WHAT YOU HAVE TO DO: Your task is to transcribe the records exactly, skipping every image.

=== GIVEN DATA ===

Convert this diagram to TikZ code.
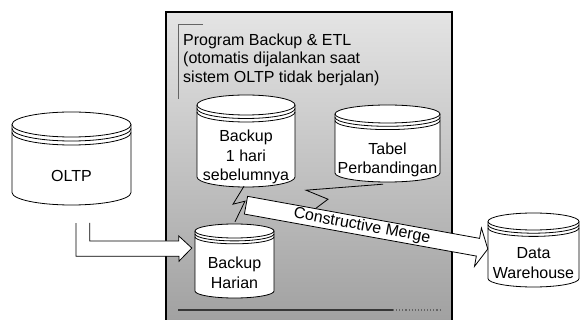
\documentclass[tikz,border=0pt]{standalone}
\usepackage{fontspec}
\setmainfont{Liberation Sans}
\usetikzlibrary{calc}

\definecolor{paneltop}{RGB}{228,228,228}
\definecolor{panelbottom}{RGB}{158,158,158}
\definecolor{rulegray}{RGB}{100,100,100}
\definecolor{ruledark}{RGB}{55,55,55}

\tikzset{
  drumbox/.style={shape=rectangle, draw=none, inner sep=0pt},
  drumline/.style={draw=black, line width=0.8pt, fill=white},
  drumtext/.style={align=center, inner sep=0pt, font=\fontsize{16}{19.5}\selectfont},
  blockarrow/.style={draw=black, line width=0.8pt, fill=white, line join=miter},
  bolt/.style={draw=black, line width=0.8pt},
}

% database drum: name, left, top, right, bottom, ellipse radius, text y, text
\newcommand\drum[8]{%
  \pgfmathsetmacro\drx{(#4-#2)/2}%
  \pgfmathsetmacro\dcx{(#2+#4)/2}%
  \pgfmathsetmacro\dcy{(#3+#5)/2}%
  \pgfmathsetmacro\dgap{1.5+0.2*#6}%
  \node[drumbox, minimum width=2*\drx pt, minimum height={(#5-#3)*1pt}] (#1) at (\dcx,\dcy) {};
  \draw[drumline] ({#4},{#3+#6}) arc[start angle=0,end angle=180,x radius=\drx pt,y radius=#6pt]
     -- ({#2},{#5-#6}) arc[start angle=180,end angle=360,x radius=\drx pt,y radius=#6pt] -- cycle;
  \foreach \k in {0,1,2}
    \draw[drumline, fill=none] ({#4},{#3+#6+\k*\dgap}) arc[start angle=0,end angle=-180,x radius=\drx pt,y radius=#6pt];
  \node[drumtext] (#1-label) at (\dcx,#7) {#8};
}

\begin{document}
\begin{tikzpicture}[x=1pt,y=-1pt]
\useasboundingbox (0,0) rectangle (581,320);
\clip (0,0) rectangle (581,320);

% ETL panel
\shade[top color=paneltop, bottom color=panelbottom] (166,12) rectangle (452,335);
\draw[black, line width=1.3pt] (166,335) -- (166,12) -- (452,12) -- (452,335);
\draw[rulegray, line width=0.9pt] (203,24) -- (178,24) -- (178,99);
\draw[ruledark, line width=1.1pt] (178,310) -- (393,310);
\draw[rulegray, line width=1.1pt, dotted] (393,310) -- (440,310);
\node[anchor=north west, inner sep=0pt, align=left, font=\fontsize{16}{18.5}\selectfont] (title) at (183,33.5)
  {Program Backup \& ETL\\(otomatis dijalankan saat\\sistem OLTP tidak berjalan)};

% databases
\drum{oltp}{12}{112}{131}{205}{12.5}{176}{OLTP}
\drum{prev}{197}{95}{295}{187}{10}{157}{Backup\\1 hari\\sebelumnya}
\drum{cmp}{335}{105}{440}{182}{9}{160}{Tabel\\Perbandingan}
\drum{daily}{195}{224}{274}{298}{7}{273}{Backup\\Harian}
\drum{dw}{488}{213}{579}{287}{8.5}{263}{Data\\Warehouse}

% OLTP -> daily backup
\coordinate (la-start) at ($(oltp.south)+(4.5,18)$);
\coordinate (la-tip) at ($(daily.west)+(-3,-13)$);
\fill[white] (la-start) -- ++(0,33) -- ++(103,0) -- ++(0,5) -- (la-tip) -- ++(-13,-12)
  -- ++(0,5) -- ++(-89,0) -- ++(0,-18) -- cycle;
\draw[blockarrow, fill=none] (la-start) -- ++(0,33) -- ++(103,0) -- ++(0,5) -- (la-tip) -- ++(-13,-12)
  -- ++(0,5) -- ++(-89,0) -- ++(0,-18);

% lightning links
\draw[bolt] ($(prev.south)+(-2,-1)$) -- ++(-11,18) -- ++(12,-3) -- ($(daily.north)+(0.5,-2)$);
\draw[bolt] ($(cmp.south)+(-4.5,2)$) -- ++(-77,6) -- ++(22,9) -- ++(-12,9);

% constructive merge arrow
\coordinate (cm-tail) at ($(prev.south)+(0,18)$);
\coordinate (cm-tip) at ($(dw.west)+(0,-1)$);
\coordinate (cm-neck) at ($(cm-tip)!10pt!(cm-tail)$);
\draw[blockarrow]
  ($(cm-tail)!9pt!90:(cm-tip)$) -- ($(cm-neck)!9pt!-90:(cm-tail)$) -- ($(cm-neck)!19.5pt!-90:(cm-tail)$)
  -- (cm-tip) -- ($(cm-neck)!19.5pt!90:(cm-tail)$) -- ($(cm-neck)!9pt!90:(cm-tail)$)
  -- ($(cm-tail)!9pt!-90:(cm-tip)$) -- cycle;
\path (cm-tail) -- node[sloped, midway, inner sep=0pt, font=\fontsize{16}{19}\selectfont] (cm-label) {Constructive Merge} (cm-neck);
\end{tikzpicture}
\end{document}
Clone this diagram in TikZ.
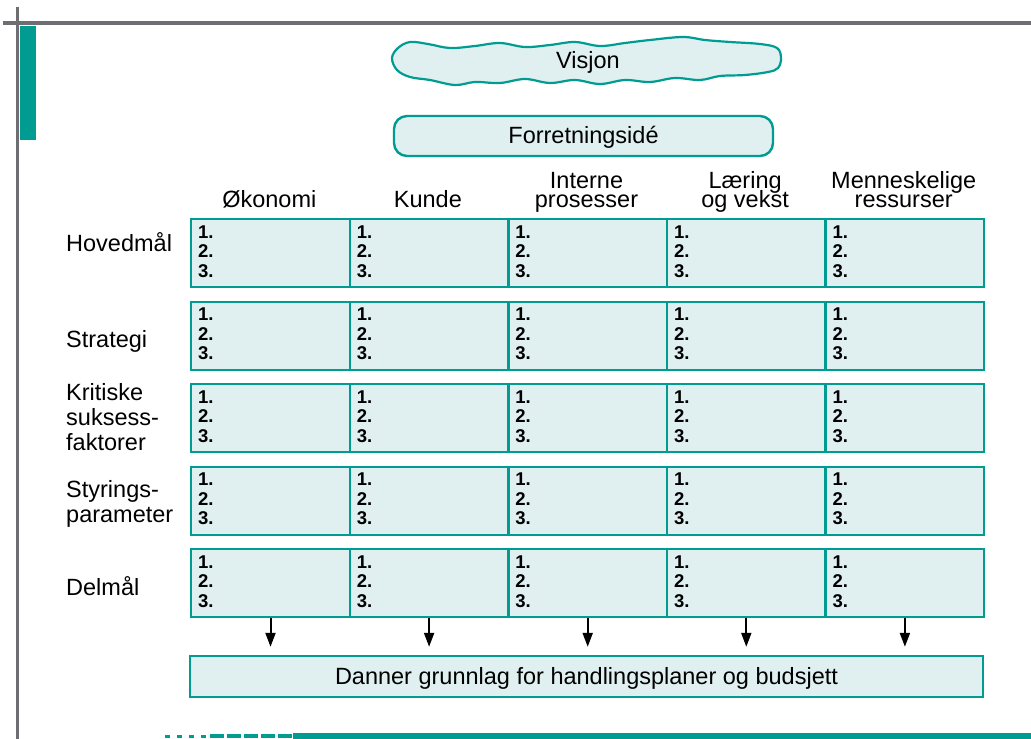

===

RESPONSE TO THE EXERCISE:
Convert this diagram to TikZ code.
\documentclass[tikz,border=0pt]{standalone}
\usepackage{fontspec}
\setmainfont{Liberation Sans}
\usetikzlibrary{calc}

\definecolor{paneltop}{RGB}{228,228,228}
\definecolor{panelbottom}{RGB}{158,158,158}
\definecolor{rulegray}{RGB}{100,100,100}
\definecolor{ruledark}{RGB}{55,55,55}

\tikzset{
  drumbox/.style={shape=rectangle, draw=none, inner sep=0pt},
  drumline/.style={draw=black, line width=0.8pt, fill=white},
  drumtext/.style={align=center, inner sep=0pt, font=\fontsize{16}{19.5}\selectfont},
  blockarrow/.style={draw=black, line width=0.8pt, fill=white, line join=miter},
  bolt/.style={draw=black, line width=0.8pt},
}

% database drum: name, left, top, right, bottom, ellipse radius, text y, text
\newcommand\drum[8]{%
  \pgfmathsetmacro\drx{(#4-#2)/2}%
  \pgfmathsetmacro\dcx{(#2+#4)/2}%
  \pgfmathsetmacro\dcy{(#3+#5)/2}%
  \pgfmathsetmacro\dgap{1.5+0.2*#6}%
  \node[drumbox, minimum width=2*\drx pt, minimum height={(#5-#3)*1pt}] (#1) at (\dcx,\dcy) {};
  \draw[drumline] ({#4},{#3+#6}) arc[start angle=0,end angle=180,x radius=\drx pt,y radius=#6pt]
     -- ({#2},{#5-#6}) arc[start angle=180,end angle=360,x radius=\drx pt,y radius=#6pt] -- cycle;
  \foreach \k in {0,1,2}
    \draw[drumline, fill=none] ({#4},{#3+#6+\k*\dgap}) arc[start angle=0,end angle=-180,x radius=\drx pt,y radius=#6pt];
  \node[drumtext] (#1-label) at (\dcx,#7) {#8};
}

\begin{document}
\begin{tikzpicture}[x=1pt,y=-1pt]
\useasboundingbox (0,0) rectangle (581,320);
\clip (0,0) rectangle (581,320);

% ETL panel
\shade[top color=paneltop, bottom color=panelbottom] (166,12) rectangle (452,335);
\draw[black, line width=1.3pt] (166,335) -- (166,12) -- (452,12) -- (452,335);
\draw[rulegray, line width=0.9pt] (203,24) -- (178,24) -- (178,99);
\draw[ruledark, line width=1.1pt] (178,310) -- (393,310);
\draw[rulegray, line width=1.1pt, dotted] (393,310) -- (440,310);
\node[anchor=north west, inner sep=0pt, align=left, font=\fontsize{16}{18.5}\selectfont] (title) at (183,33.5)
  {Program Backup \& ETL\\(otomatis dijalankan saat\\sistem OLTP tidak berjalan)};

% databases
\drum{oltp}{12}{112}{131}{205}{12.5}{176}{OLTP}
\drum{prev}{197}{95}{295}{187}{10}{157}{Backup\\1 hari\\sebelumnya}
\drum{cmp}{335}{105}{440}{182}{9}{160}{Tabel\\Perbandingan}
\drum{daily}{195}{224}{274}{298}{7}{273}{Backup\\Harian}
\drum{dw}{488}{213}{579}{287}{8.5}{263}{Data\\Warehouse}

% OLTP -> daily backup
\coordinate (la-start) at ($(oltp.south)+(4.5,18)$);
\coordinate (la-tip) at ($(daily.west)+(-3,-13)$);
\fill[white] (la-start) -- ++(0,33) -- ++(103,0) -- ++(0,5) -- (la-tip) -- ++(-13,-12)
  -- ++(0,5) -- ++(-89,0) -- ++(0,-18) -- cycle;
\draw[blockarrow, fill=none] (la-start) -- ++(0,33) -- ++(103,0) -- ++(0,5) -- (la-tip) -- ++(-13,-12)
  -- ++(0,5) -- ++(-89,0) -- ++(0,-18);

% lightning links
\draw[bolt] ($(prev.south)+(-2,-1)$) -- ++(-11,18) -- ++(12,-3) -- ($(daily.north)+(0.5,-2)$);
\draw[bolt] ($(cmp.south)+(-4.5,2)$) -- ++(-77,6) -- ++(22,9) -- ++(-12,9);

% constructive merge arrow
\coordinate (cm-tail) at ($(prev.south)+(0,18)$);
\coordinate (cm-tip) at ($(dw.west)+(0,-1)$);
\coordinate (cm-neck) at ($(cm-tip)!10pt!(cm-tail)$);
\draw[blockarrow]
  ($(cm-tail)!9pt!90:(cm-tip)$) -- ($(cm-neck)!9pt!-90:(cm-tail)$) -- ($(cm-neck)!19.5pt!-90:(cm-tail)$)
  -- (cm-tip) -- ($(cm-neck)!19.5pt!90:(cm-tail)$) -- ($(cm-neck)!9pt!90:(cm-tail)$)
  -- ($(cm-tail)!9pt!-90:(cm-tip)$) -- cycle;
\path (cm-tail) -- node[sloped, midway, inner sep=0pt, font=\fontsize{16}{19}\selectfont] (cm-label) {Constructive Merge} (cm-neck);
\end{tikzpicture}
\end{document}
Clone this diagram in TikZ.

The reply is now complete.